EXERCISE DETAILS | Print the material below exactly as it stands, please, from its first line to the line holding "yticks = [0, 10, 20, 30, 40, 50, 60, 70]", with no pictures.

------------------------------

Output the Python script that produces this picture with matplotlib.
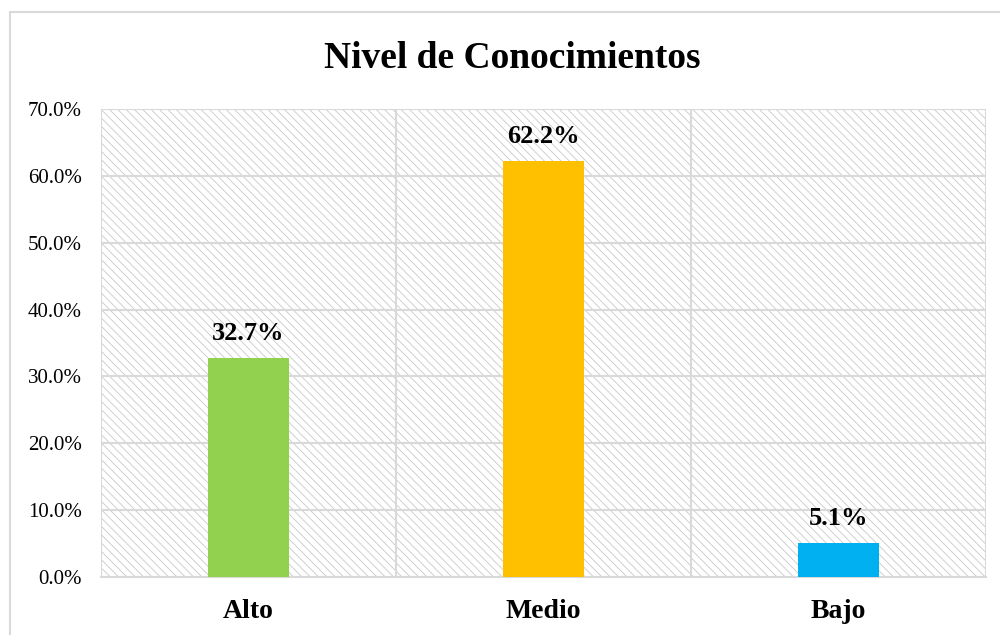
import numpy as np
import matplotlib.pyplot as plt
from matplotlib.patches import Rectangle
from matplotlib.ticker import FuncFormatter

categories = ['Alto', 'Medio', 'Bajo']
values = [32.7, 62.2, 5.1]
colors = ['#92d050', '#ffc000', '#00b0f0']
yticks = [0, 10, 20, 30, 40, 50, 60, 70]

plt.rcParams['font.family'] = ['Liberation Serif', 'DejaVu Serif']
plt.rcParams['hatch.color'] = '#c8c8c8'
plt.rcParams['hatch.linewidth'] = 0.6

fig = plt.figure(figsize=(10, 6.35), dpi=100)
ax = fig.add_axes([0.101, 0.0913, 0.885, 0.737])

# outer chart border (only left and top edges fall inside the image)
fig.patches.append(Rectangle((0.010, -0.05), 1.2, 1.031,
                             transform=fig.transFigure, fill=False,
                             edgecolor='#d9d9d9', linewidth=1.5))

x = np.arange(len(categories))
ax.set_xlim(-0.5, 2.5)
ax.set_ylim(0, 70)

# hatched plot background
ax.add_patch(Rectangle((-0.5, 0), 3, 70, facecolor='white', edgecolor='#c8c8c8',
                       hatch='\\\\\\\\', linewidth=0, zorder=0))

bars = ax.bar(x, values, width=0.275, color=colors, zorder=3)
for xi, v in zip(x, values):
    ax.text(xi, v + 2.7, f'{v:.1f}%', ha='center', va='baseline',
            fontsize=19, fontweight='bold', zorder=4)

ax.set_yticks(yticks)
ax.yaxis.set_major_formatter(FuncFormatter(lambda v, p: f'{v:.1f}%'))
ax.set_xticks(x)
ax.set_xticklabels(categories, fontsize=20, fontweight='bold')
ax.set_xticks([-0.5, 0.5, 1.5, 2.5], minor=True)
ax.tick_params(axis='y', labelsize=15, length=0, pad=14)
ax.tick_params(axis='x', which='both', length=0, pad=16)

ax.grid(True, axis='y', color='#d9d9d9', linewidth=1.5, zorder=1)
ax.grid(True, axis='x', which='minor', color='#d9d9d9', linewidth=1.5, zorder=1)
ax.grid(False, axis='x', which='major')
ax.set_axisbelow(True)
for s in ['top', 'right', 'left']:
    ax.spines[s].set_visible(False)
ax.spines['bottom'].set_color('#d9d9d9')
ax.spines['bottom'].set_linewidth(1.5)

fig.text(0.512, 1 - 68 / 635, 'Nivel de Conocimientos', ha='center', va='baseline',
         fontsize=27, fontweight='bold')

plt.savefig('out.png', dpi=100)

------------------------------

WRITTEN ANSWER |
Output the Python script that produces this picture with matplotlib.
import numpy as np
import matplotlib.pyplot as plt
from matplotlib.patches import Rectangle
from matplotlib.ticker import FuncFormatter

categories = ['Alto', 'Medio', 'Bajo']
values = [32.7, 62.2, 5.1]
colors = ['#92d050', '#ffc000', '#00b0f0']
yticks = [0, 10, 20, 30, 40, 50, 60, 70]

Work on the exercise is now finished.